A kayaker needs to paddle north across a 85 m wide harbor. The tide is going out, creating a tidal current that flows to the east at 2.0 m/s. The kayaker can paddle with a speed of 3.4 m/s. (a) In which direction should he paddle in order to travel straight across the harbor? (b) How long will it take him to cross?

(a) To travel straight across the harbor, which is to the north, the kayaker must compensate for the tidal current flowing to the east. The direction in which the kayaker should paddle can be determined using vector addition. The kayaker's velocity (v_k) relative to the water should be aimed northwest, in such a way that the resultant vector (v_r) of the current’s velocity (v_c) and the kayaker's velocity is directed north. To find the angle (θ) at which the kayaker must paddle, we can use the following relationship, where θ is the angle west of north that the kayaker must aim to counteract the current:

tan(θ) = v_c / v_k

Given v_c = 2.0 m/s and v_k = 3.4 m/s, we can solve for θ:

tan(θ) = 2.0 m/s / 3.4 m/s θ = arctan(2.0/3.4) θ ≈ 30.6 degrees

So, the kayaker should paddle at an angle of about 30.6 degrees west of north to go straight across the harbor.

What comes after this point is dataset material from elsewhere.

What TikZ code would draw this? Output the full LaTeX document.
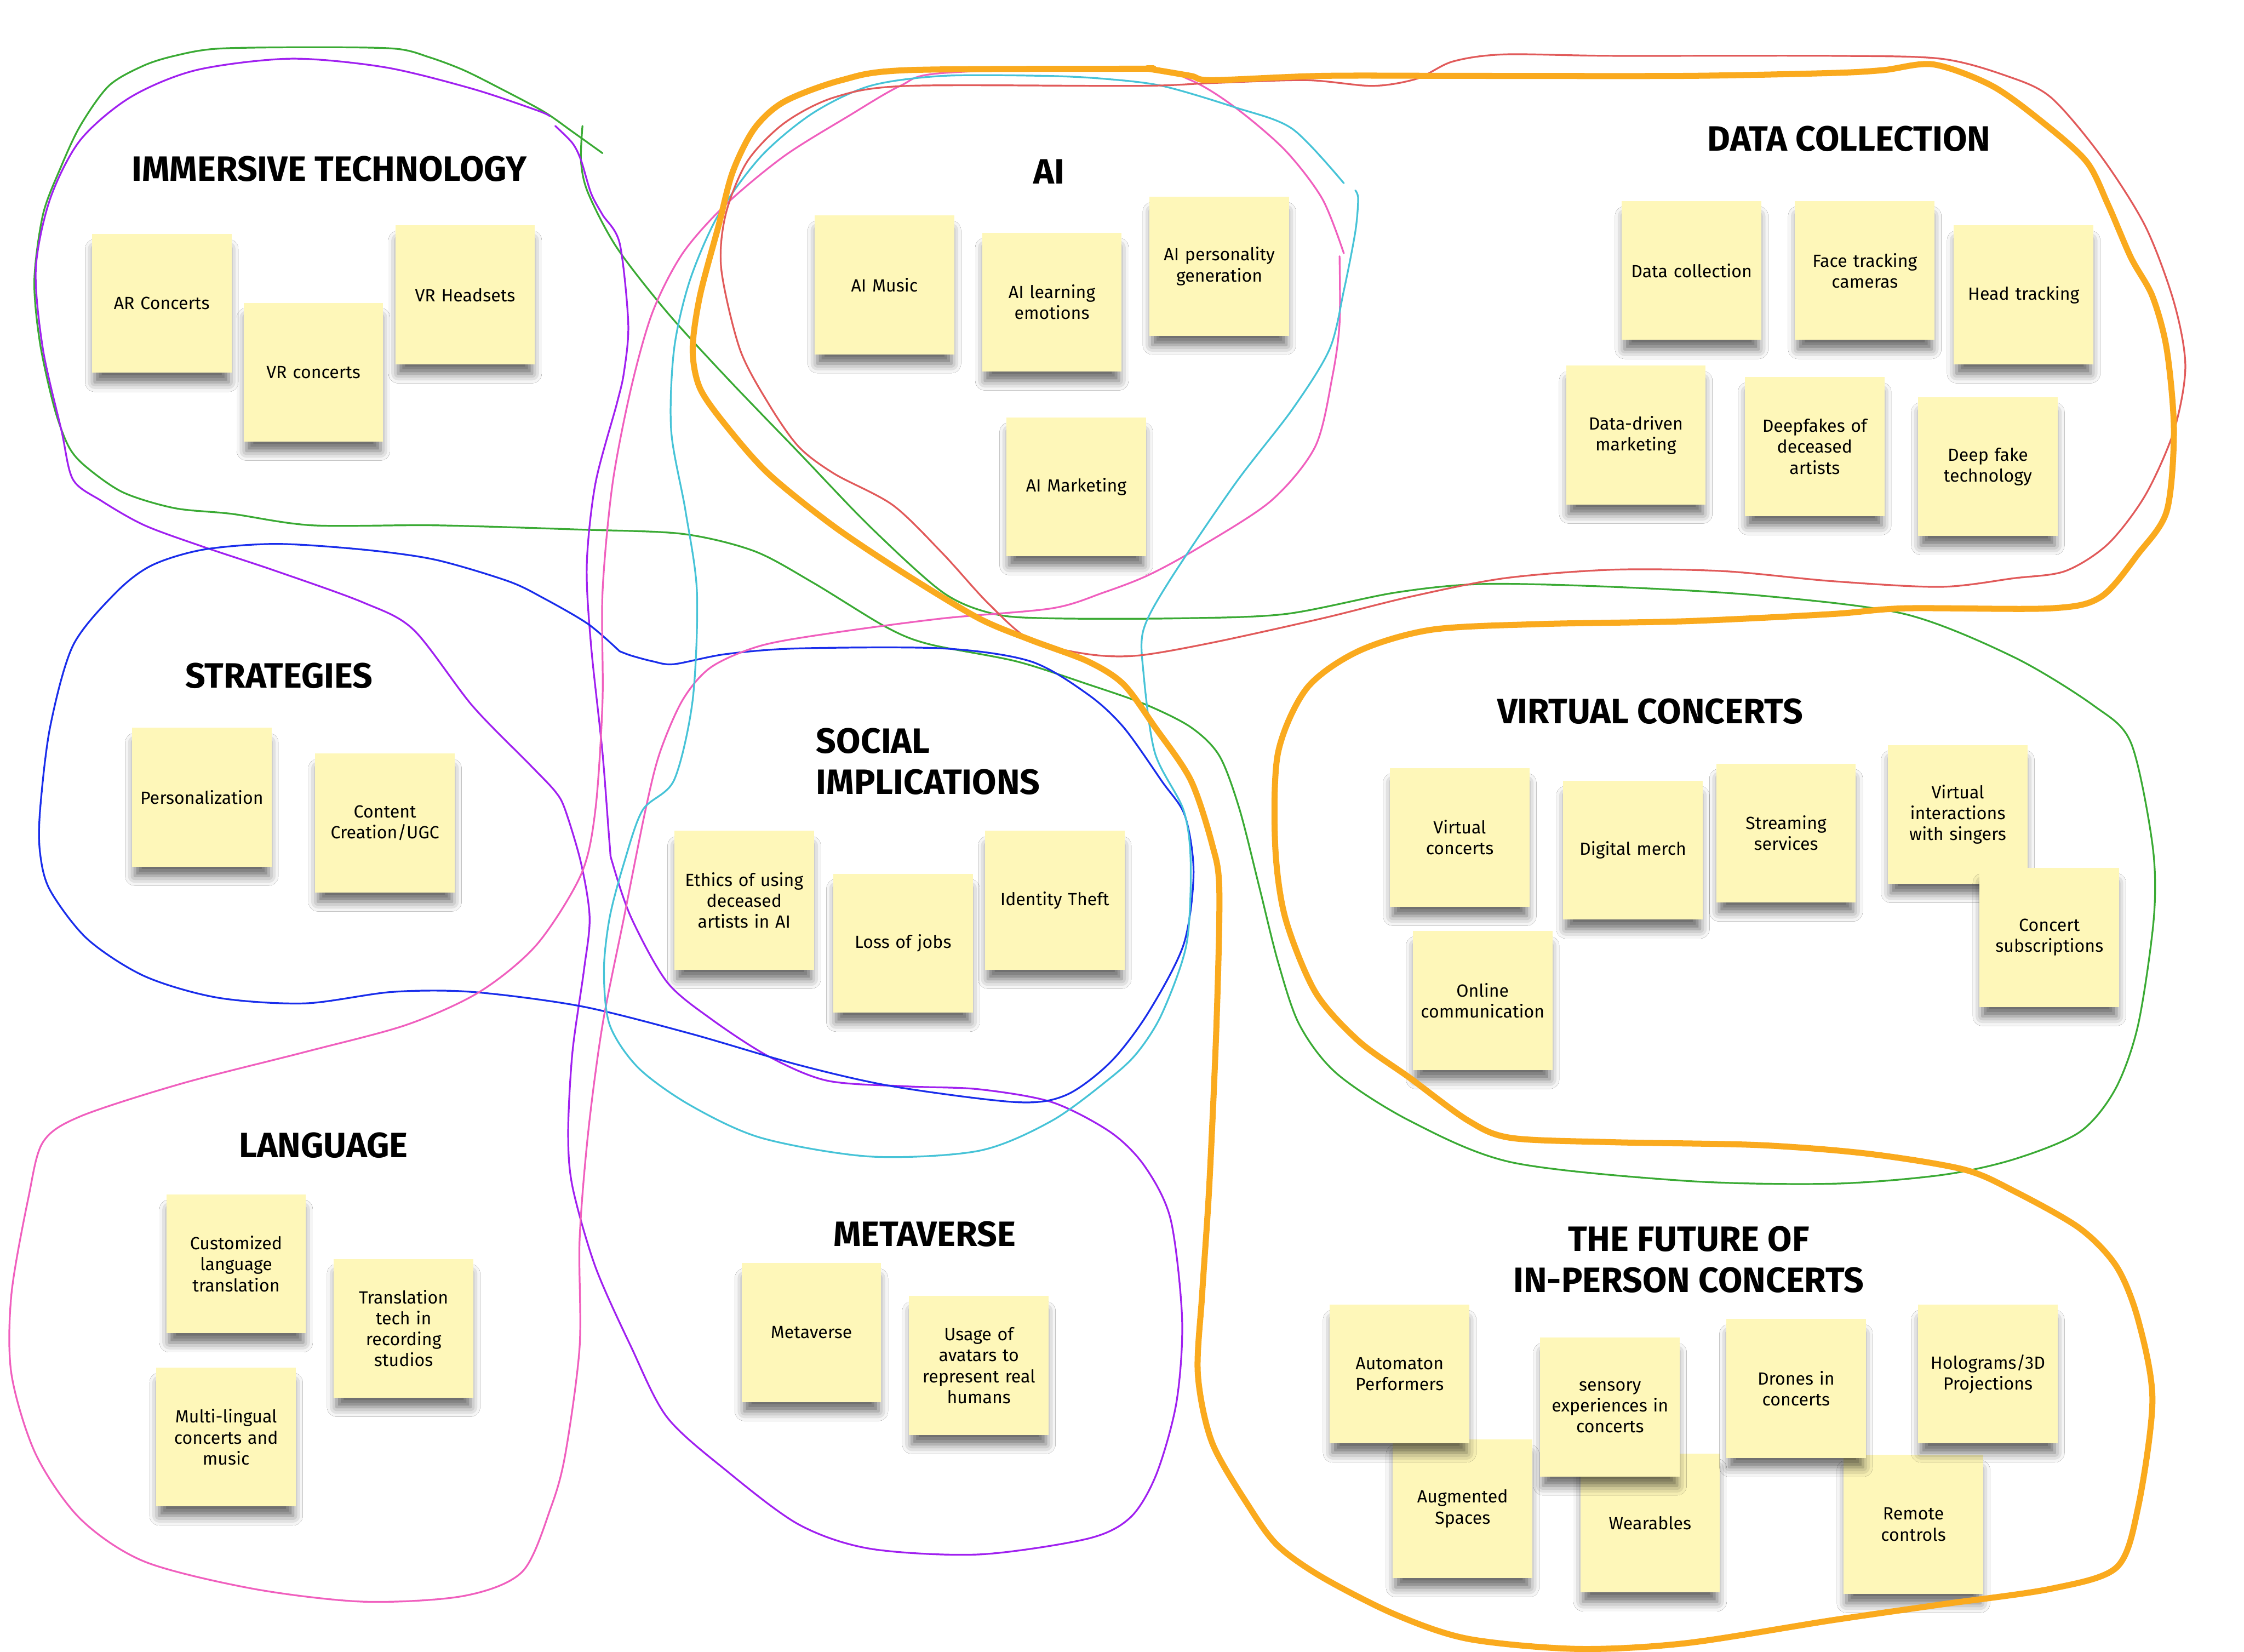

(b) The time it takes for the kayaker to cross the harbor is determined by the component of his velocity that is directed across the harbor (northward), which is the same in water as it would be if there were no current, given that he is adjusting his direction to compensate for the current. This northward component is the same as his paddling speed, given that the result of his paddling direction and the current results in a straight path northward. The time (t) to cross the harbor can be found using the formula:

t = distance / speed

The distance to be crossed is 85 m, and the kayaker's paddling speed across the harbor is the magnitude of his velocity, which is 3.4 m/s. So,

t = 85 m / 3.4 m/s t ≈ 25 seconds

It will take approximately 25 seconds for the kayaker to cross the harbor.